I wrote about this 5-years ago, but since then my opinion has not changed: I believe that AGI will be physically impossible with classical computers.
It is very clear that intelligence is all about compute capabilities. The intelligence of mammals is currently limited energy intake — including the intelligence of humans. I believe that the same is true for AI algorithms and these patterns seem to be very clear if you look at the trajectory of compute requirements over the past years.
The main issues are these: You cannot build structures smaller than atoms; you can only dissipate a certain amount of heat per square area; the smaller the structures are that you print with lasers, the higher the probability of artifacts; light can only go a certain distance per second; the speed of SRAM scales sub-linearly with its size. These are all hard physical boundaries that we cannot alter. Yet, all these physical boundaries will be hit within a couple of years and we will fall very, very far short of human processing capabilities and our models will not improve much further. Two orders of magnitude of additional capability are realistic, but anything beyond that is just wishful thinking.
You may say it is just a matter of scale. Our hardware will not be as fast as brains but we just build more of them. Well, the speed of light is fixed and networking scales abysmally. With that, you have a maximum cluster size that you cannot exceed without losing processing power. The thing is, even in current neural networks, doubling the number of GPUs sometimes doubles training time. We will design neural networks that scale better, such as mixtures of experts, but this will not be nearly enough (this will give us another 1-2 orders of magnitude).
We will switch to wafer-scale compute in the next years and this will yield a huge boost in performance, but even wafer-scale chips will not yield the long-term performance that we need to get anywhere near AGI.
The only real possibility that I see is quantum computing. It is currently not clear what quantum AI algorithms would look like but we seem to be able to scale quantum computers double exponentially over time aka Neven’s Law. The real question is if quantum error correction also scales exponentially (the current data suggests this) or if it can scale sub-exponentially. If it scales exponentially, quantum computers will be interesting for chemistry, but they would be useless for AI. If it scales sub-exponentially we will hit quantum computers that are faster than classical computers in 2035. Due to double exponential scaling, the quantum computers in 2037 would be an unbelievable amount more powerful than all classical computers before. We might not be able to reach AGI still because we cannot feed such computer data quickly enough to keep up with its processing power, but I am sure we might be able to figure something out to feed a single powerful quantum computer. Currently, the input requirements for pretraining large deep learning models are minimal for natural language but high for images and videos. As such, we might still not have AGI with quantum computers, but we would have computers with excellent natural language processing capabilities.

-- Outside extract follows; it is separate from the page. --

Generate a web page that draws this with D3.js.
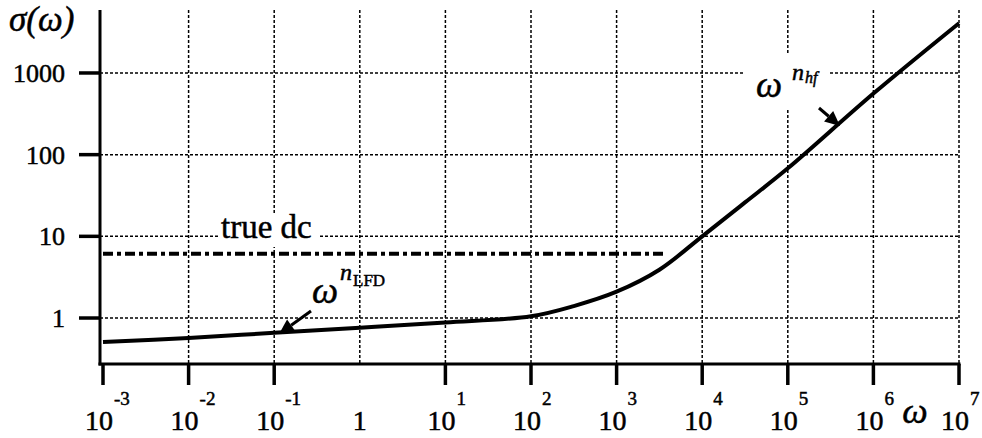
<!DOCTYPE html>
<html>
<head>
<meta charset="utf-8">
<script src="https://cdn.jsdelivr.net/npm/d3@7"></script>
<style>
    html, body { margin: 0; padding: 0; background: #fff; }
    text { font-family: 'Liberation Serif', 'DejaVu Serif', Times, serif; fill: #000; stroke: #000; stroke-width: 0.5; }
    .grid line { stroke: #000; stroke-width: 1.5; stroke-dasharray: 3,2; }
</style>
</head>
<body>
<svg id="plate" width="982" height="438"></svg>
<script>
// conductivity spectrum
var omega = [1e-3, 1e-2, 1e-1, 1, 10, 100, 316, 1000, 3162, 1e4, 31623, 1e5, 1e6, 1e7];
var sigma = [0.51, 0.57, 0.66, 0.76, 0.88, 1.05, 1.4, 2.1, 3.9, 10, 26, 68, 560, 4070];

// true dc level (dash-dot line)
var trueDc = 6.1;
var trueDcRange = [1e-3, 3500];

// ticks
var xTicks = [1e-3, 1e-2, 1e-1, 1, 1e1, 1e2, 1e3, 1e4, 1e5, 1e6, 1e7];
var xTickLabels = ['-3', '-2', '-1', '', '1', '2', '3', '4', '5', '6', '7'];
var yTicks = [1, 10, 100, 1000];
var yTickLabels = ['1', '10', '100', '1000'];

var svg = d3.select('#plate');

// set the ranges
var x = d3.scaleLog().domain([1e-3, 1e7]).range([103, 959]);
var y = d3.scaleLog().domain([Math.pow(10, -0.563), Math.pow(10, 3.771)]).range([364, 10]);

var axisLeftX = 100;
var axisBottomY = 364;

// grid
var grid = svg.append('g').attr('class', 'grid');
grid.selectAll('.v').data(xTicks.slice(1))
    .enter().append('line')
    .attr('x1', (d) => x(d)).attr('x2', (d) => x(d))
    .attr('y1', 10).attr('y2', axisBottomY);
grid.selectAll('.h').data(yTicks)
    .enter().append('line')
    .attr('x1', axisLeftX).attr('x2', x(1e7))
    .attr('y1', (d) => y(d)).attr('y2', (d) => y(d));

// white boxes behind labels cut the grid
svg.append('rect').attr('x', 218).attr('y', 214).attr('width', 102).attr('height', 33).attr('fill', '#fff');
svg.append('rect').attr('x', 745).attr('y', 55).attr('width', 85).attr('height', 55).attr('fill', '#fff');

// true dc dash-dot line
svg.append('line')
    .attr('x1', x(trueDcRange[0])).attr('x2', x(trueDcRange[1]))
    .attr('y1', y(trueDc)).attr('y2', y(trueDc))
    .attr('stroke', '#000').attr('stroke-width', 4)
    .attr('stroke-dasharray', '10,4,4,4');

// the curve
var data = omega.map((w, i) => ({w: w, s: sigma[i]}));
var line = d3.line()
    .x((d) => x(d.w))
    .y((d) => y(d.s))
    .curve(d3.curveCatmullRom.alpha(0.5));
svg.append('path')
    .datum(data)
    .attr('d', line)
    .attr('fill', 'none')
    .attr('stroke', '#000')
    .attr('stroke-width', 4)
    .attr('stroke-linejoin', 'round');

// axes
svg.append('line')
    .attr('x1', axisLeftX).attr('x2', axisLeftX)
    .attr('y1', 10).attr('y2', axisBottomY + 1.5)
    .attr('stroke', '#000').attr('stroke-width', 3);
svg.append('line')
    .attr('x1', axisLeftX - 1.5).attr('x2', x(1e7) + 1.5)
    .attr('y1', axisBottomY).attr('y2', axisBottomY)
    .attr('stroke', '#000').attr('stroke-width', 3);

// x ticks (none drawn at 1)
svg.selectAll('.xtick').data(xTicks.filter((d) => d !== 1))
    .enter().append('line')
    .attr('x1', (d) => x(d)).attr('x2', (d) => x(d))
    .attr('y1', axisBottomY).attr('y2', axisBottomY + 21)
    .attr('stroke', '#000').attr('stroke-width', 3.5);

// y ticks
svg.selectAll('.ytick').data(yTicks)
    .enter().append('line')
    .attr('x1', axisLeftX - 21).attr('x2', axisLeftX)
    .attr('y1', (d) => y(d)).attr('y2', (d) => y(d))
    .attr('stroke', '#000').attr('stroke-width', 3.5);

// x tick labels
xTicks.forEach((d, i) => {
    var e = xTickLabels[i];
    if (e === '') {
        svg.append('text').attr('x', x(d)).attr('y', 430)
            .attr('text-anchor', 'middle').attr('font-size', 28).text('1');
        return;
    }
    svg.append('text').attr('x', x(d) - 4).attr('y', 430)
        .attr('text-anchor', 'middle').attr('font-size', 28).text('10');
    svg.append('text').attr('x', x(d) + 11).attr('y', 405)
        .attr('font-size', 19).text(e);
});

// y tick labels
yTicks.forEach((d, i) => {
    svg.append('text').attr('x', 65).attr('y', y(d))
        .attr('dy', '0.35em')
        .attr('text-anchor', 'end').attr('font-size', 26).text(yTickLabels[i]);
});

// axis titles
svg.append('text').attr('x', 915).attr('y', 423)
    .attr('text-anchor', 'middle').attr('font-size', 36).attr('font-style', 'italic').text('ω');
svg.append('text').attr('x', 9).attr('y', 31)
    .attr('font-size', 35).attr('font-style', 'italic').text('σ(ω)');

// true dc label
svg.append('text').attr('x', 221).attr('y', 238)
    .attr('font-size', 33).text('true dc');

// omega^n_LFD
svg.append('text').attr('x', 312).attr('y', 303)
    .attr('font-size', 37).attr('font-style', 'italic').text('ω');
svg.append('text').attr('x', 340).attr('y', 280)
    .attr('font-size', 24).attr('font-style', 'italic').text('n');
svg.append('text').attr('x', 353).attr('y', 286)
    .attr('font-size', 17).text('LFD');

// omega^n_hf
svg.append('text').attr('x', 756).attr('y', 97)
    .attr('font-size', 37).attr('font-style', 'italic').text('ω');
svg.append('text').attr('x', 792).attr('y', 80)
    .attr('font-size', 24).attr('font-style', 'italic').text('n');
svg.append('text').attr('x', 805).attr('y', 83)
    .attr('font-size', 16).attr('font-style', 'italic').text('hf');

// arrows
function arrow(x1, y1, x2, y2) {
    var a = Math.atan2(y2 - y1, x2 - x1);
    var len = 15, half = 7;
    var bx = x2 - len * Math.cos(a), by = y2 - len * Math.sin(a);
    svg.append('line').attr('x1', x1).attr('y1', y1).attr('x2', bx).attr('y2', by)
        .attr('stroke', '#000').attr('stroke-width', 3);
    var pts = [
        [x2, y2],
        [bx + half * Math.sin(a), by - half * Math.cos(a)],
        [bx - half * Math.sin(a), by + half * Math.cos(a)]
    ];
    svg.append('polygon').attr('points', pts.map((p) => p.join(',')).join(' ')).attr('fill', '#000');
}
arrow(311, 311, 279, 334);
arrow(819, 108, 840, 126);
</script>
</body>
</html>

If quantum computer do not work, I would predict that we never will reach AGI — hence the probability is zero after the peak in 2035-2037.
If the definition of AGI is relaxed and models are allowed to make “stupid mistakes” and the requirement is just that they on average solve problems better than humans. I would be pretty much in line with Ethan’s predictions (Ethan and I chatted about this before).
Edit: A friend told me that it is better to put my probability after 2100 if I believe it is not happening after the peak 2037. Updated the graph.
Thanks, Ethan! I updated the post with that info!